Laura Cyckowski's picture

I'll agree with the above two points about "getting it less wrong". But I prefer the process of, not declaring something false (or going about things in a 'process of elimination' kind of way, nor defining something only by 'what it's not', which to me still reeks of an 'ultimate truth'-- whether ever provable... correction, i mean one ultimate correct explanation/not nec. truth), but rather a less definitive way of discarding one idea for the time being to explore another, leaving the possibility of coming back to the former at a later time when new understandings/observations/perspectives may be had. I don't think of emergence as exactly leading to a "theory of everything" but, at least for me, the concept seems to open a plethora of new (simpler?) ways of thinking about relationships & interactions within and between systems, and that any one idea may give a better account of something that now is explained by multiple/separate ideas; so, similar to a "theory of everything" in the sense of more encompassing, but not quite so extreme.
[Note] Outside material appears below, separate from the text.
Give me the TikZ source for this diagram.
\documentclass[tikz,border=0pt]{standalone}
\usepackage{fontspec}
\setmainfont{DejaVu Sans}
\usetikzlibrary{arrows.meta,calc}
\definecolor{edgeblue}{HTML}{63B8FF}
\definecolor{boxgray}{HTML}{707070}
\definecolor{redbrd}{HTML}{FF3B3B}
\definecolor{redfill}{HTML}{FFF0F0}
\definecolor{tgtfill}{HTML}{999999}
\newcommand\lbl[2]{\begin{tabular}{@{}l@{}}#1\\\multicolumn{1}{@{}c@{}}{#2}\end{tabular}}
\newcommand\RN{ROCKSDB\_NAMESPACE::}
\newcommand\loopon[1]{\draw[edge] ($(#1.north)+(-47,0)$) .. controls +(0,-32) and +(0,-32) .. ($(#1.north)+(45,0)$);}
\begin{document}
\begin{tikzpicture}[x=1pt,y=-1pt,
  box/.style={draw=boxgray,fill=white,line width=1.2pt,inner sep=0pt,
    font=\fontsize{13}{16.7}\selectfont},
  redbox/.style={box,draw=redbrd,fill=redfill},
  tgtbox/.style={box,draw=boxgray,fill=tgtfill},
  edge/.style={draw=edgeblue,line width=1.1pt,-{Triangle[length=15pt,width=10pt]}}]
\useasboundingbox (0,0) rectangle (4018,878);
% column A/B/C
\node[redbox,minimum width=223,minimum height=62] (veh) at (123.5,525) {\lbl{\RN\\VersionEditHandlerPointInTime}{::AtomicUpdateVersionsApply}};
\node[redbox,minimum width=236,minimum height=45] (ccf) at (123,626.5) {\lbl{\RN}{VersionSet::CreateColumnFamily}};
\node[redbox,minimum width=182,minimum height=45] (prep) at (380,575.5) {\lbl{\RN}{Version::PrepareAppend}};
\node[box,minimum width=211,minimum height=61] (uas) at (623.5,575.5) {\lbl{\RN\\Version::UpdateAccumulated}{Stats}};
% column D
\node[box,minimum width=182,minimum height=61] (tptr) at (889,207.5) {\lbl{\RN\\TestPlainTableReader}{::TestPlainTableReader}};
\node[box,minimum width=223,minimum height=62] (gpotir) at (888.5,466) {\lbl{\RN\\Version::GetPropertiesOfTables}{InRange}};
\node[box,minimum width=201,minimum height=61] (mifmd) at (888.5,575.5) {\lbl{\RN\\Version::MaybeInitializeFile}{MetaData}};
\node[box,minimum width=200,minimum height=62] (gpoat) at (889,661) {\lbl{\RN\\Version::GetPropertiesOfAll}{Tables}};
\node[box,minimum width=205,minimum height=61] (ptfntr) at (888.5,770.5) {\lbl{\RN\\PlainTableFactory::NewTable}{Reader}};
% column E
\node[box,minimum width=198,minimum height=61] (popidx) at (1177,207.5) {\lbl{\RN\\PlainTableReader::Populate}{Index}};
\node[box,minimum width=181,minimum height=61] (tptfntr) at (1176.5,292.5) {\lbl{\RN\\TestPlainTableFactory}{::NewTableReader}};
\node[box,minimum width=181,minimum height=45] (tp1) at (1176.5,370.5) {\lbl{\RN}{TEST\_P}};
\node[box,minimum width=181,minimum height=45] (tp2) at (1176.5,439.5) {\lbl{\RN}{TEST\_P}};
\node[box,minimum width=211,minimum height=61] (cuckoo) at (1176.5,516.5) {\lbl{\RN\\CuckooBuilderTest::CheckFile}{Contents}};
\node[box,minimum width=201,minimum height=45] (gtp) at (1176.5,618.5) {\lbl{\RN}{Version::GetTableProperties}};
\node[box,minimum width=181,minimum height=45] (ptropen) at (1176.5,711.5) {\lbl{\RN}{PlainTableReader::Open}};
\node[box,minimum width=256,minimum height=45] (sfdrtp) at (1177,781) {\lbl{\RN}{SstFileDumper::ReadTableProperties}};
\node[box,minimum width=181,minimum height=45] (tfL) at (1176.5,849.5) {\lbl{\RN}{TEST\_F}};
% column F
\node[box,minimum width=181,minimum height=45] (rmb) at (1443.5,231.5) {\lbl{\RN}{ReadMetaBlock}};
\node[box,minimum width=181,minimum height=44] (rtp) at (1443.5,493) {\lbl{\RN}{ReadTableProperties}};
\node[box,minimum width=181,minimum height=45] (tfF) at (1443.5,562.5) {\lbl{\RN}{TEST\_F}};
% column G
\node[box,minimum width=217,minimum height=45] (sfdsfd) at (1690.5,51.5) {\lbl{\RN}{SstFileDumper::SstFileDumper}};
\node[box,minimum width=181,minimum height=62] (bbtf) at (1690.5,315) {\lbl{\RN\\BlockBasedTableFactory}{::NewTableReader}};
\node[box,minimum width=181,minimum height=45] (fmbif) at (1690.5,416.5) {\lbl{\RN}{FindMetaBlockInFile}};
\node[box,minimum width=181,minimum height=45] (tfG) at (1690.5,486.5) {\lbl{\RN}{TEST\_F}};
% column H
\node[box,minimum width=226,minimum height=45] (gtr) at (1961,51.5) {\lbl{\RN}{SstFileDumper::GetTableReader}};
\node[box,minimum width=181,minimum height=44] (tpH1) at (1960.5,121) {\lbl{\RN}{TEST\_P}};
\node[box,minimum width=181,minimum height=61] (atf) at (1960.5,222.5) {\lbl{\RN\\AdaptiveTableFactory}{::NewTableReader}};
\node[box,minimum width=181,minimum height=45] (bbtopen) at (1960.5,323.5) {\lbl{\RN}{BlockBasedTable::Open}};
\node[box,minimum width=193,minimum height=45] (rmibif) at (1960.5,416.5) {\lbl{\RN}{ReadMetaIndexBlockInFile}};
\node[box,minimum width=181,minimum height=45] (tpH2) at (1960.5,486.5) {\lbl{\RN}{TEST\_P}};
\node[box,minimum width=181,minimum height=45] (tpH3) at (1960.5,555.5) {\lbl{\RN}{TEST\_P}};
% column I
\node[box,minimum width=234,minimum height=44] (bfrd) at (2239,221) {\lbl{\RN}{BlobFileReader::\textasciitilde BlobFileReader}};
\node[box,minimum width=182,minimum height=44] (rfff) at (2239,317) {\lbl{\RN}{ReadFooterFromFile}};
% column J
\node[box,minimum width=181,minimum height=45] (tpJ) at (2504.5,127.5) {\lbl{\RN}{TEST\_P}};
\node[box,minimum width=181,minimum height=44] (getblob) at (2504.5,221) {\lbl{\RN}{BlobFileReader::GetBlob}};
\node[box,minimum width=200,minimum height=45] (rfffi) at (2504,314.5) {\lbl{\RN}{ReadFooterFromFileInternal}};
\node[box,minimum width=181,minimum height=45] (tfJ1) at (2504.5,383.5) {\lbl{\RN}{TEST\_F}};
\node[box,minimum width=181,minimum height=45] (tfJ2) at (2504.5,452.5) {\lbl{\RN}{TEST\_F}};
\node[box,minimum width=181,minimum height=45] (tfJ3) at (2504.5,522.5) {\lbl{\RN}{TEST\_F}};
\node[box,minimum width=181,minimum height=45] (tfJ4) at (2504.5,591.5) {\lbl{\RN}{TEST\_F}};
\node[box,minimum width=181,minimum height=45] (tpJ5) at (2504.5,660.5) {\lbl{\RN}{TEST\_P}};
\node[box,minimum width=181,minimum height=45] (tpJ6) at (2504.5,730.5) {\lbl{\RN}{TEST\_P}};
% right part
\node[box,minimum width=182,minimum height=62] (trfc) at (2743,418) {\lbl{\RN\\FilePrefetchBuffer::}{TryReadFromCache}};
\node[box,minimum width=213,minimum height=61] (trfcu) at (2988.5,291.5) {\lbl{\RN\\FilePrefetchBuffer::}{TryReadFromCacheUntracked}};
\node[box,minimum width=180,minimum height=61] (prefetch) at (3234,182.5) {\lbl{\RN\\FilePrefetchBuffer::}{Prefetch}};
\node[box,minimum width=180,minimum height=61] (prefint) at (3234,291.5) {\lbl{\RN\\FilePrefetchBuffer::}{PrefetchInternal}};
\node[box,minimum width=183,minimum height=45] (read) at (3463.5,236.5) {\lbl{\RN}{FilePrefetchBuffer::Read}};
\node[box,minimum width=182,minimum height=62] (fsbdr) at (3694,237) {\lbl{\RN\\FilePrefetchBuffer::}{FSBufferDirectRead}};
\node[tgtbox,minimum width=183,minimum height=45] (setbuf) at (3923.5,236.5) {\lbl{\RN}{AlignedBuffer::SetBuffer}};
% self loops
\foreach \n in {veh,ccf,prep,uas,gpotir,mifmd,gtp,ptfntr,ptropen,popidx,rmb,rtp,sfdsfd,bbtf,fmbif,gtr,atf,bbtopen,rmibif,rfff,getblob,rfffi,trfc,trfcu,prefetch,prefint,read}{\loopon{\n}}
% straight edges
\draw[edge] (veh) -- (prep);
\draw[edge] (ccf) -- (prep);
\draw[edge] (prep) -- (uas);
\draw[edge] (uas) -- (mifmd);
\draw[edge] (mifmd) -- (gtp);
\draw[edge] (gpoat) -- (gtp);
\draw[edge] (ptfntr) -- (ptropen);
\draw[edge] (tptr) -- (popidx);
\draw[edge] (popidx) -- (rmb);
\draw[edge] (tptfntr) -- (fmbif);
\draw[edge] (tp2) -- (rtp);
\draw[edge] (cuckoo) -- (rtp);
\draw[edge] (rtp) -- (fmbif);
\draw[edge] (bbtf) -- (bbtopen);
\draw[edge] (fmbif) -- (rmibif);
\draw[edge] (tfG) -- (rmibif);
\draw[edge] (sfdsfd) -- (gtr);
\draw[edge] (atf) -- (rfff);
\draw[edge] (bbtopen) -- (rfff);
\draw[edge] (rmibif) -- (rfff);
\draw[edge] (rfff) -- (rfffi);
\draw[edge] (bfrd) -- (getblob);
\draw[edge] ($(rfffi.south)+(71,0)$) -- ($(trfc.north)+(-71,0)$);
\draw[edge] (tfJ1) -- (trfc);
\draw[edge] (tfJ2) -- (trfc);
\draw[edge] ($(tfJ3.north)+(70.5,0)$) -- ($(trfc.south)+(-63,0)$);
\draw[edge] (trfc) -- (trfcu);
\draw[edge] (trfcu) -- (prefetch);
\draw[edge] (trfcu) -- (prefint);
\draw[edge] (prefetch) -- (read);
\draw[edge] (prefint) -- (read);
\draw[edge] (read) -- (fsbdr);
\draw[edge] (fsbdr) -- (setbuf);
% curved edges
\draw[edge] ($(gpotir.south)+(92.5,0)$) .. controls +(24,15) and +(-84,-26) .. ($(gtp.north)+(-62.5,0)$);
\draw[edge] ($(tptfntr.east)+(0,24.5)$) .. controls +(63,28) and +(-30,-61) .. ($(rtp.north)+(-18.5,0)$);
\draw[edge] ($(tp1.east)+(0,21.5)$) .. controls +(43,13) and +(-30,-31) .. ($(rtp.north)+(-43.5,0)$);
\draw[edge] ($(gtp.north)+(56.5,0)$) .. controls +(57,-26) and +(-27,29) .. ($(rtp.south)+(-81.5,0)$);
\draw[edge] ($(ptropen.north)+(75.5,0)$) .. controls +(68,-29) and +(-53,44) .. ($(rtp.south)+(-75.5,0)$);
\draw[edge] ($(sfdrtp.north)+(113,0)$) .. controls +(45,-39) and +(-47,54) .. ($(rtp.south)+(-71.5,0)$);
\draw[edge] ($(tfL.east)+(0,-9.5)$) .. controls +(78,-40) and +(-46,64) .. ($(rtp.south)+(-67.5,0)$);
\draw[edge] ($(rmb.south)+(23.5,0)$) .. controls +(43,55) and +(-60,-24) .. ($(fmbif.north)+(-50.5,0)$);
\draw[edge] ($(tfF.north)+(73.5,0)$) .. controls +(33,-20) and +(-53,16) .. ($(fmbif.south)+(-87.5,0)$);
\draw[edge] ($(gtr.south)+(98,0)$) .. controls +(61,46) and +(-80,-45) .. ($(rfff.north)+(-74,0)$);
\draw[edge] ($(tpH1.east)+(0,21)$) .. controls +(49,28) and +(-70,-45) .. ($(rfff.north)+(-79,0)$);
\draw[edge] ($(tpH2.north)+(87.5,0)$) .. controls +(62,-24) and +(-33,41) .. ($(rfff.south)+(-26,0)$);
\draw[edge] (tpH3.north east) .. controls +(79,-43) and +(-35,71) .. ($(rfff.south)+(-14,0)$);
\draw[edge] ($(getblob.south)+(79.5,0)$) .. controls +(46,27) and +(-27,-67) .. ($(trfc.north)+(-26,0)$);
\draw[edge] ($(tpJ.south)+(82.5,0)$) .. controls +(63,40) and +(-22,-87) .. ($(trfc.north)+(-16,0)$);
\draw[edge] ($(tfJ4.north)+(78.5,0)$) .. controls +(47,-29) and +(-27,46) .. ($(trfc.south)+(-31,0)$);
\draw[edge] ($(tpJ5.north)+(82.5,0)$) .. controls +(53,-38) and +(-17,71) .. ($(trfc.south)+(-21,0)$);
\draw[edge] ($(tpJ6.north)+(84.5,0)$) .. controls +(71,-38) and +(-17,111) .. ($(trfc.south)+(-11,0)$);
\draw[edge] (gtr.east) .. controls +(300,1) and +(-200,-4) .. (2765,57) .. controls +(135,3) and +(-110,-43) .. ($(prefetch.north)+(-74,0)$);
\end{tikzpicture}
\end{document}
I was also thinking of some of the discussion prompted by Flora and Professor Grobstein about the unpredictability of future states of emergent systems-- that right now it seems a (computer) simulation is our only way to know future states, but whether or not this is in fact a property of the systems themselves or if it just reflects our current understanding of emergent systems-- that somewhere down the road, with enough examination, we might be able to predict states. This was mentioned, but just thought I'd add that I share Flora's hope/concern (?) over the predictability.